Building a Data Intensive Web App with Hadoop, Hive, & EC2

pskomoroch · on Aug 3, 2009

Related blog post here: http://www.cloudera.com/blog/2009/07/31/tracking-trends-with...

Full source code on Github: http://github.com/datawrangling/trendingtopics/tree/master

Dataset on Amazon Public Data Sets: http://developer.amazonwebservices.com/connect/entry.jspa?ex...

loganfrederick · on Aug 3, 2009

I have a friend interning at Hadoop over the summer. I'm particularly interested in how their business model will work. Their branch of Hadoop I believe is being offered for free, and they're basically cloud computing consultants with the goal of customizing Hadoop for different industries/clients. It's a huge market opportunity.

neilc · on Aug 3, 2009

Running a consulting firm around Hadoop and related technologies makes a lot of sense, but taking VC funding to do so is surprising, IMHO (Cloudera are backed by Accel and Greylock). A consulting firm has relatively small capital requirements, but is fundamentally less scalable than a "product" firm: to make 2x revenue, you need ~2x the staff. I'm curious to see whether they'll be able to achieve the sort of returns that a typical VC expects if they stick to a purely-consulting business model.

Cloudera have taken ~$11M in VC funding so far[1]; is there really ~$110M in profit to be made off Hadoop consulting, training and support in the medium term? I wonder.

One possibility is that they're using consulting to build revenue and mindshare in the short-term, and using the capital they've raised to launch something more substantial in the longer-term (say, running their own cloud/hosted Hadoop service).

[1] http://ostatic.com/blog/hadoop-centric-cloudera-gets-6-milli...

mattyb · on Aug 3, 2009

I assume you mean interning at Cloudera?

idefine · on Aug 3, 2009

It was great to have Pete Skomoroch speak about this at the hadoop meetup in DC. I am really glad that it is being shared with the rest of the community now. Cloudera is collecting good use cases and providing innovative ideas in their blog. Thanks again for sharing Pete.

CodeChutney · on Aug 4, 2009

This is almost exactly what I have been working on, and would be a lot of help! Thanks !

CodeChutney · on Aug 4, 2009

Why are you loading the processed data on MySQL tables? I am not sure about how much MySQL would scale, given that wikipedia has ~3million articles. Like I said, I am working on a similar problem right now and we are trying to avoid MySQL. Did you guys consider HBase or other big-table like implementations?
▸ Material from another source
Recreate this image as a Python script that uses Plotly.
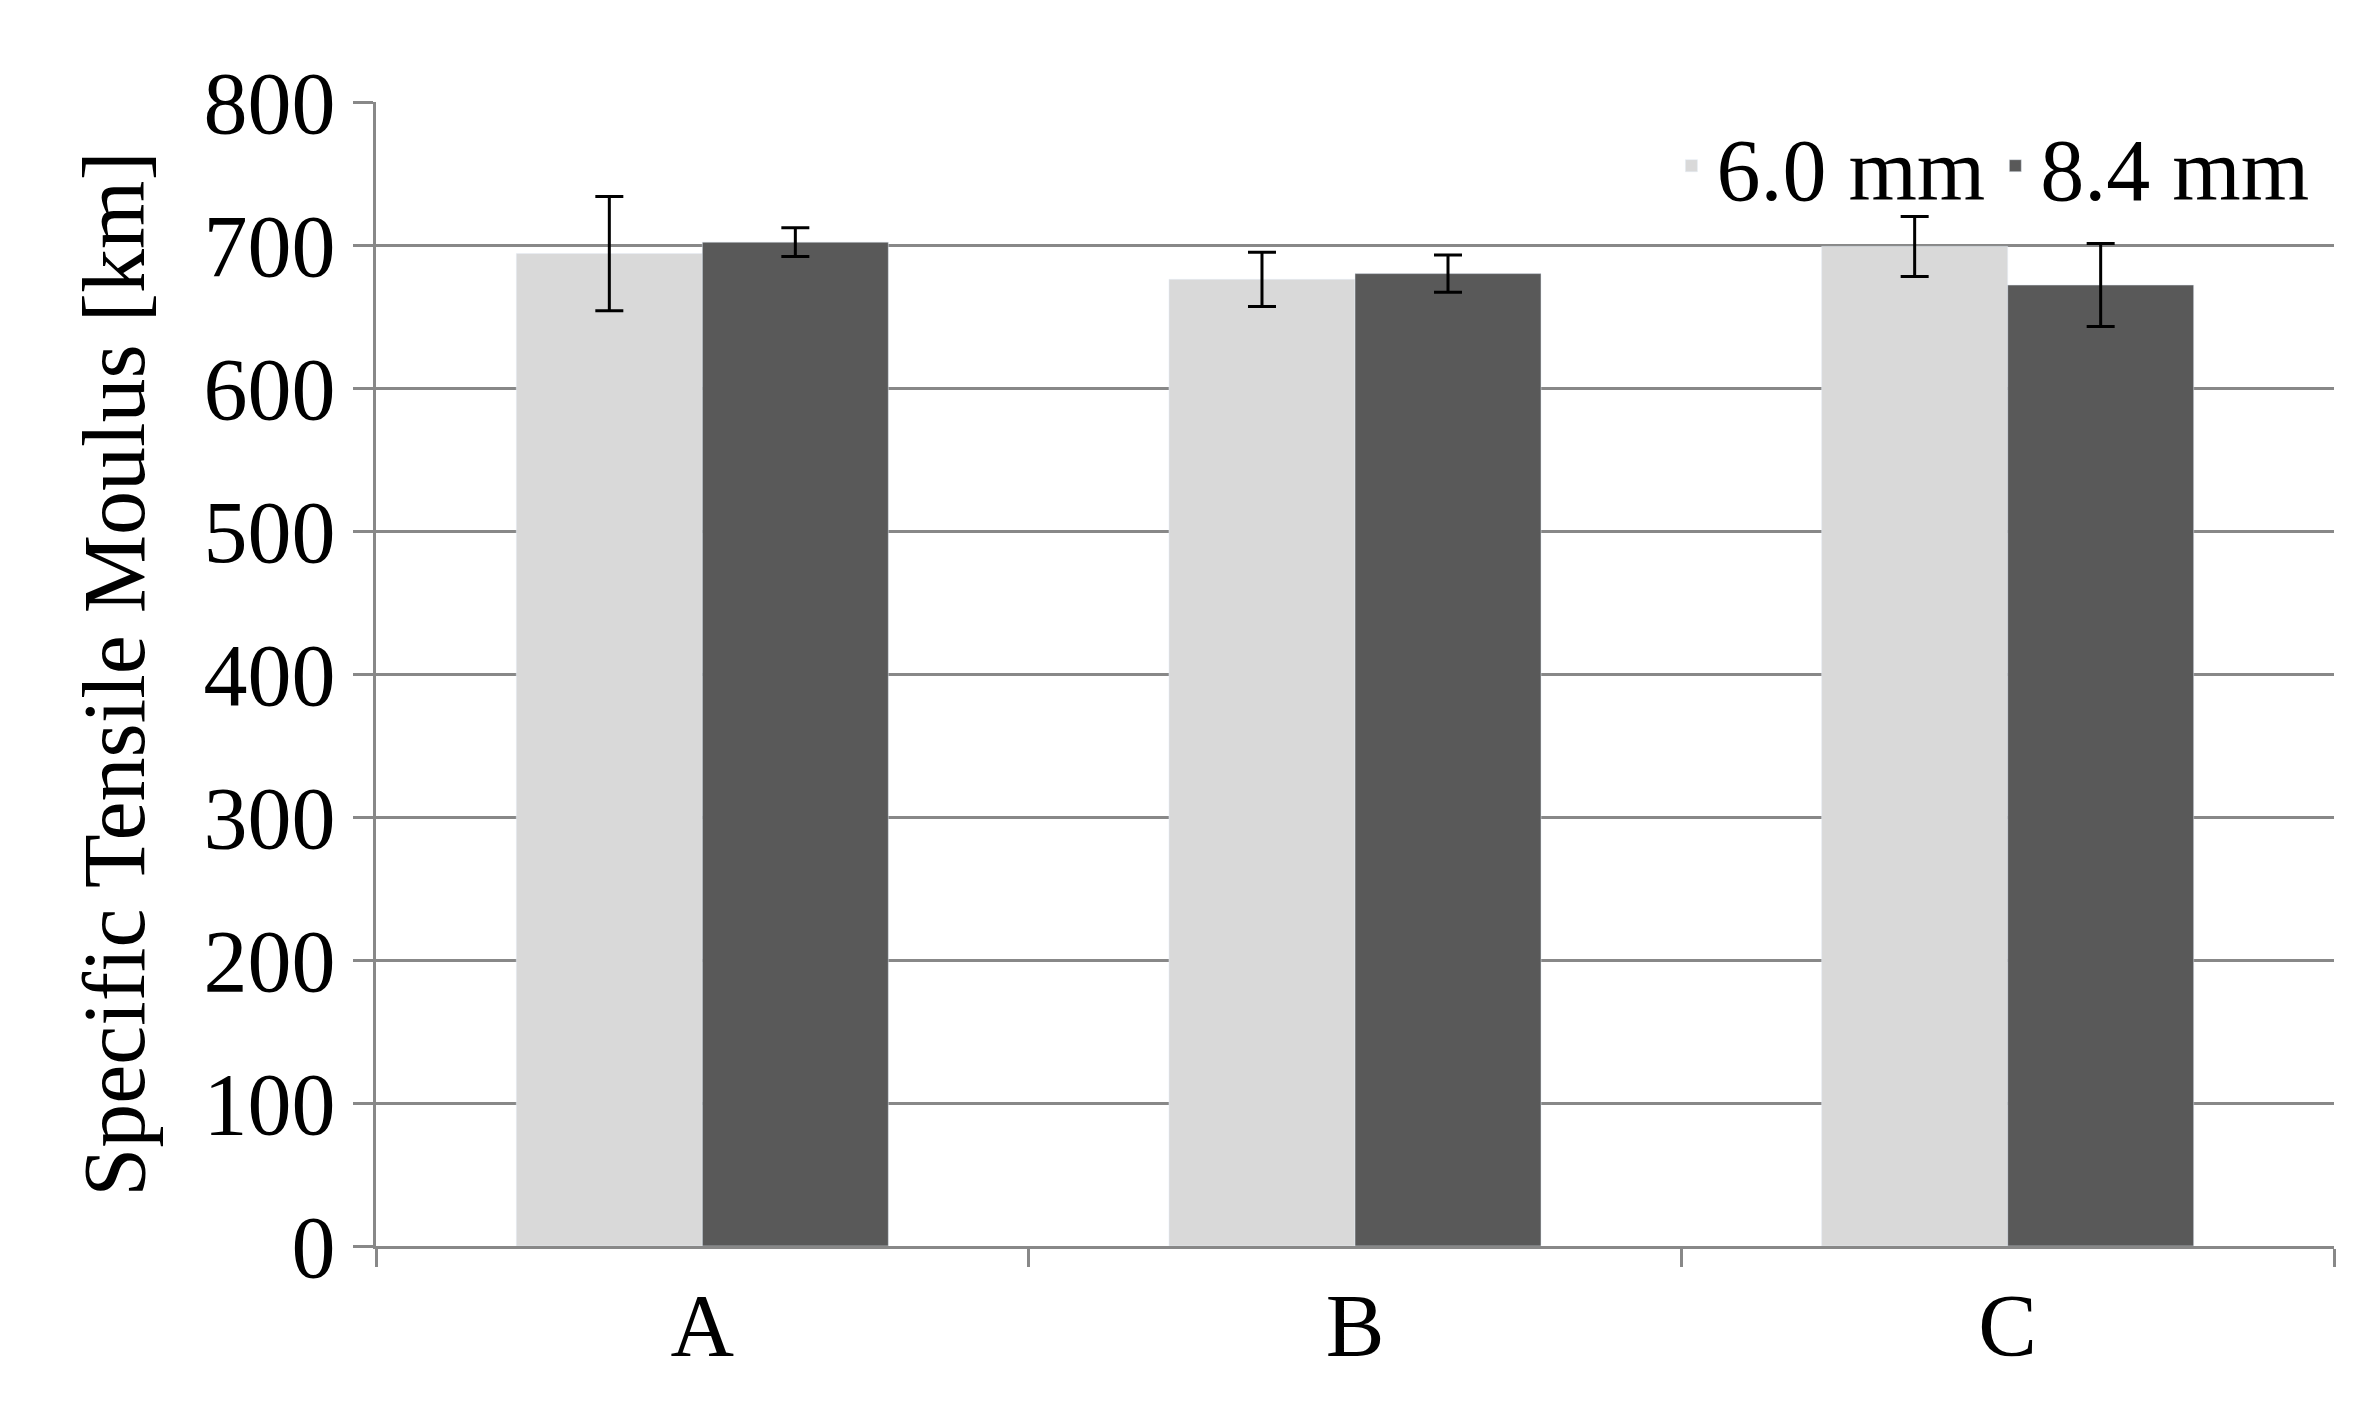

HN insights will be valuable, thank you!

pskomoroch · on Aug 4, 2009

The live site trendingtopics.org is using MySQL for all 3 million articles and it handles it pretty well with the right indexing, bulk loads, and memcached. I built the initial demo in 10 days, so I choose Rails w/ MySQL mostly for simplicity and with the intention of adding Solr or Sphinx search. The way the data is stored (key value style w/ JSON timelines) was actually intended to lend itself to replacing MySQL with another fast big-table like datastore.

CodeChutney · on Aug 4, 2009

Thanks for the quick reply. How many machines are running MySQL for you?

I was reading this website - http://www.metabrew.com/article/anti-rdbms-a-list-of-distrib...

I have not tried HBase and HyperTable myself yet, but the blog post says that they still have latency issues. What are your views?

pskomoroch · on Aug 4, 2009

We're just using a single c1.medium instance for the database right now. Trendingtopics.org is a relatively low traffic, read-only site and most of the reads are for a handful of urls on the front page which can be cached.

Also, after processing the raw log data with Hadoop, we only need to store/lookup 3M records in the MySQL presentation layer, which is well within the capabilities of a tuned RDBMS. Many Rails sites are backed by MySQL, so I thought linking Hadoop/Hive to a common data workflow would make for a good example.

I've been hearing that recent improvements to HBase 0.20 could make it a contender: http://stackoverflow.com/questions/1022150/is-hbase-stable-a... and some high volume sites like Mahalo are already using it. That said, there are other alternative data stores (Cassandra, Voldemort, Tokyo Tyrant) that might be worth exploring if a database isn't cutting it for you.

maolson · on Aug 3, 2009

Awesome stuff. Nice to see a deep practical discussion on building working systems.

neilkod · on Aug 3, 2009

Brilliant tutorial - Very in-depth and covers quite a lot of ground.

miked98 · on Aug 3, 2009

Practical, extensive, and timely piece on the nuts and bolts of weaving Hadoop and EC2.

christofd · on Aug 4, 2009

Intense, thorough tutorial. Nice to see a pragmatic Hadoop walk-thru.